Esteri

l’Iran sospende la collaborazione con l’Aiea, siti nucleari off limits

Le decisione di Teheran per l'accesso ai siti nucleari

di Monica Mistretta -


L’AIEA, l’Agenzia Internazionale per l’Energia Atomica, avrà accesso ai siti nucleari iraniani solo previa approvazione del Supremo consiglio per la sicurezza nazionale dell’Iran. È questo, in sintesi, il contenuto della legge approvata ieri dal presidente iraniano Masoud Pezeshkian. Un provvedimento che implica il termine della cooperazione con l’organismo Onu, ma non il ritiro di Teheran dal Trattato di non proliferazione nucleare.
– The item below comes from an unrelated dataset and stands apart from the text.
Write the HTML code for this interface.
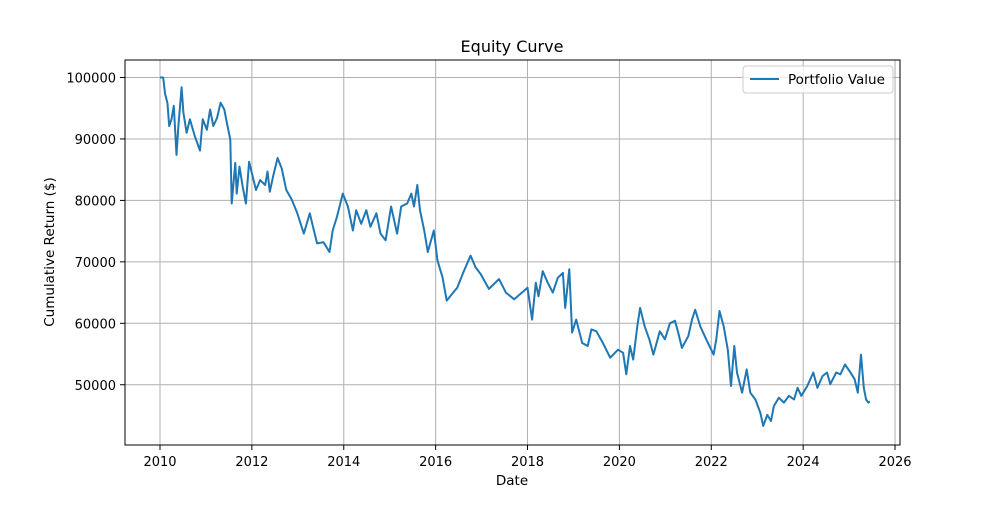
<!DOCTYPE html>
<html><head><meta charset="utf-8"><style>
html,body{margin:0;padding:0;background:#fff;}
svg text{font-family:"DejaVu Sans","Liberation Sans",sans-serif;fill:#000;}
</style></head><body>
<svg id="chart" width="1000" height="500" xmlns="http://www.w3.org/2000/svg">
<rect x="0" y="0" width="1000" height="500" fill="#fff"/>
<g id="grid"></g>
<g id="series"></g>
<rect x="125" y="60" width="775" height="385" fill="none" stroke="#000" stroke-width="1"/>
<g id="axes"></g>
<text x="512" y="52" font-size="16" text-anchor="middle">Equity Curve</text>
<text x="512" y="485" font-size="13.5" text-anchor="middle">Date</text>
<text x="54" y="252" font-size="13.5" text-anchor="middle" transform="rotate(-90 54 252)">Cumulative Return ($)</text>
<g>
<rect x="743" y="66" width="150" height="27" rx="3" fill="#fff" fill-opacity="0.8" stroke="#ccc"/>
<line x1="750" y1="79" x2="779" y2="79" stroke="#1f77b4" stroke-width="2"/>
<text x="788" y="84" font-size="13.5">Portfolio Value</text>
</g>
</svg>
<script>
const years=[2010,2010.07,2010.11,2010.16,2010.2,2010.25,2010.3,2010.36,2010.4,2010.47,2010.51,2010.58,2010.65,2010.76,2010.87,2010.93,2011.02,2011.09,2011.16,2011.24,2011.32,2011.4,2011.47,2011.53,2011.56,2011.64,2011.67,2011.73,2011.8,2011.87,2011.94,2012.0,2012.09,2012.18,2012.29,2012.34,2012.39,2012.47,2012.56,2012.65,2012.75,2012.87,2012.98,2013.13,2013.26,2013.35,2013.42,2013.56,2013.69,2013.76,2013.85,2013.98,2014.09,2014.2,2014.27,2014.38,2014.49,2014.58,2014.71,2014.8,2014.91,2015.03,2015.16,2015.25,2015.38,2015.47,2015.53,2015.6,2015.66,2015.75,2015.83,2015.96,2016.04,2016.15,2016.24,2016.36,2016.47,2016.62,2016.76,2016.87,2016.98,2017.16,2017.38,2017.53,2017.71,2017.85,2018.0,2018.1,2018.18,2018.24,2018.33,2018.44,2018.55,2018.66,2018.77,2018.82,2018.91,2018.97,2019.06,2019.19,2019.31,2019.39,2019.5,2019.64,2019.8,2019.97,2020.08,2020.15,2020.23,2020.3,2020.39,2020.45,2020.55,2020.65,2020.74,2020.88,2020.99,2021.1,2021.21,2021.28,2021.36,2021.5,2021.58,2021.65,2021.76,2021.89,2022.05,2022.11,2022.18,2022.27,2022.36,2022.43,2022.5,2022.56,2022.67,2022.77,2022.85,2022.96,2023.07,2023.13,2023.22,2023.3,2023.36,2023.47,2023.58,2023.69,2023.8,2023.88,2023.96,2024.09,2024.22,2024.31,2024.42,2024.52,2024.59,2024.72,2024.81,2024.91,2025.01,2025.12,2025.19,2025.26,2025.32,2025.37,2025.42,2025.45];
const values=[100000,100000,97300,95900,92100,93200,95400,87400,92100,98400,94300,91000,93200,90400,88100,93200,91500,94800,92100,93400,95900,94800,92100,89900,79500,86100,81100,85500,82200,79500,86300,84400,81700,83300,82500,84700,81400,84200,86900,85200,81700,80100,78100,74600,77900,75100,73000,73200,71600,75100,77300,81100,79000,75100,78400,76200,78400,75700,77900,74600,73500,79000,74600,79000,79500,81100,79000,82500,78400,75100,71600,75100,70200,67500,63700,64800,65800,68600,71000,69100,68000,65600,67200,65000,63900,64800,65800,60600,66600,64400,68500,66600,65000,67400,68200,62500,68800,58500,60600,56800,56300,59000,58700,56800,54400,55700,55200,51700,56300,54100,59500,62500,59500,57400,54900,58700,57400,60000,60400,58500,56000,57900,60600,62200,59500,57400,54900,57400,62000,59500,55700,49800,56300,52000,48700,52500,48700,47600,45400,43300,45100,44100,46500,47900,47100,48200,47600,49500,48200,49800,52000,49500,51400,52000,50100,52000,51700,53300,52200,50900,48700,54900,49500,47600,47100,47300];
const xTicks=[2010,2012,2014,2016,2018,2020,2022,2024,2026];
const yTicks=[50000,60000,70000,80000,90000,100000];
const NS="http://www.w3.org/2000/svg";
function xs(y){return 160+(y-2010)*45.94;}
function ys(v){return 77.5+(100000-v)*0.006145;}
const grid=document.getElementById('grid'),axes=document.getElementById('axes'),ser=document.getElementById('series');
function mk(tag,attrs,parent){const e=document.createElementNS(NS,tag);for(const k in attrs)e.setAttribute(k,attrs[k]);parent.appendChild(e);return e;}
xTicks.forEach(t=>{const x=xs(t);
const g=mk('line',{x1:x,y1:60,x2:x,y2:445,stroke:'#b0b0b0','stroke-width':1},grid);


const tk=mk('line',{x1:x,y1:445,x2:x,y2:450,stroke:'#000'},axes);


const tx=mk('text',{x:x,y:466,'font-size':13,'text-anchor':'middle'},axes);tx.textContent=t;

});
yTicks.forEach(t=>{const y=ys(t);
const g=mk('line',{x1:125,y1:y,x2:900,y2:y,stroke:'#b0b0b0','stroke-width':1},grid);


const tk=mk('line',{x1:120,y1:y,x2:125,y2:y,stroke:'#000'},axes);


const tx=mk('text',{x:116,y:y+5,'font-size':13,'text-anchor':'end'},axes);tx.textContent=t;

});
const d=years.map((y,i)=>(i?'L':'M')+xs(y).toFixed(1)+','+ys(values[i]).toFixed(1)).join(' ');
const p=mk('path',{d:d,fill:'none',stroke:'#1f77b4','stroke-width':2,'stroke-linejoin':'round'},ser);


</script>
</body></html>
Tuttavia, l’AIEA ha chiesto immediatamente ulteriori delucidazioni.

Pochi giorni fa l’alto rappresentante dell’Unione Europea per gli Affari esteri Kaja Kallas, in un messaggio su X, aveva ammonito le autorità iraniane: “Qualsiasi minaccia di ritirarsi dal Trattato di non proliferazione non aiuterà ad abbassare la tensione”. Un concetto che due giorni fa ha ripreso anche il presidente francese Macron nel corso della telefonata con Putin.

Sono in stallo i negoziati ufficiali di Teheran con gli Stati Uniti. Il ministro degli Esteri iraniano Abbas Aragchi, in un’intervista con la CBS News, ha dichiarato che non sono previsti incontri nell’immediato. Inoltre, ha fatto sapere l’Iran è pronto a riavviare il processo di arricchimento dell’uranio per recuperare il tempo perduto. Di contro, la portavoce della Casa Bianca Karoline Leavitt ha parlato di costanti contatti diretti e indiretti tra rappresentanti iraniani e l’inviato per il Medio Oriente Steve Witkoff. Il 7 luglio la questione del nucleare tornerà sul tavolo nel corso dell’incontro alla Casa Bianca tra Trump e Netanyahu. L’annuncio del termine della collaborazione con l’AIEA ha scatenato reazioni immediate in Israele. Il ministro degli Esteri Gideon Saar ha invitato l’Europa a riattivare immediatamente le sanzioni economiche cancellate in seguito all’accordo sul nucleare iraniano voluto da Obama nel 2015. L’accordo, cancellato da Trump, prevedeva una percentuale massima di arricchimento dell’uranio pari al 3,67%. Le ispezioni dell’AIEA, che hanno preceduto l’attacco militare israeliano, hanno rivelato l’esistenza di 408 chilogrammi di uranio arricchito al 60% presso il sito nucleare di Isfahan e tracce di uranio arricchito oltre l’80% nella centrale di Fordo.

La minaccia di nuove sanzioni è destinata ad avere un’eco profonda a Teheran. Lunedì il rial, moneta nazionale, ha perso un ulteriore 3%, aggravando la crisi economica strutturale. Da oltre un anno il Paese, che possiede la seconda più grande riserva di gas al mondo ed è il quarto produttore di petrolio, è paralizzato da continui blackout di energia elettrica, frutto di cattiva gestione e conseguenza di sanzioni internazionali che durano da decenni. I tassi elevati di inflazione e la povertà diffusa aggravano lo scenario politico, già sconvolto dall’ondata di arresti e dal ricorso sempre più frequente alla pena di morte. Le più colpite sono le minoranze curde e, naturalmente, la comunità ebraica iraniana di Shiraz, capro espiatorio di tutte le complicità con il Mossad. La televisione di stato manda in onda quotidianamente confessioni di tradimento in diretta, monito per gli spettatori più sensibili. A diversivo della tensione interna, i più grandi ayatollah in questi giorni decretano fatwa religiose di ogni genere, perfino contro Trump.
Era dal 1988, quando il governo di Teheran si trovò costretto, riluttante, ad accettare la pace con l’Iraq di Saddam Hussein, che non si respirava un clima così pesante. Nel Paese non manca chi scorge analogie tra la guerra appena conclusa e la celebre operazione americana condotta in Iraq nel 2003 in nome delle armi di distruzione di massa mai trovate nelle mani del dittatore iracheno.
I dissidenti iraniani che fanno a capo a Maryam Rajavi, le cui fila erano state decimate in Iran proprio durante la repressione del 1988, raccontano verità non dette a livello ufficiale. Per esempio, il fatto che nessun aereo militare abbia il permesso di decollare nel Paese e che perfino gli elicotteri abbiano bisogno del via libera di Israele per alzarsi in volo. Il controllo dei cieli, esercitato tramite mediatori americani, sarebbe totale. Ma lanciano anche un monito: “Se Teheran non troverà un’uscita, sceglierà la via del terrorismo”.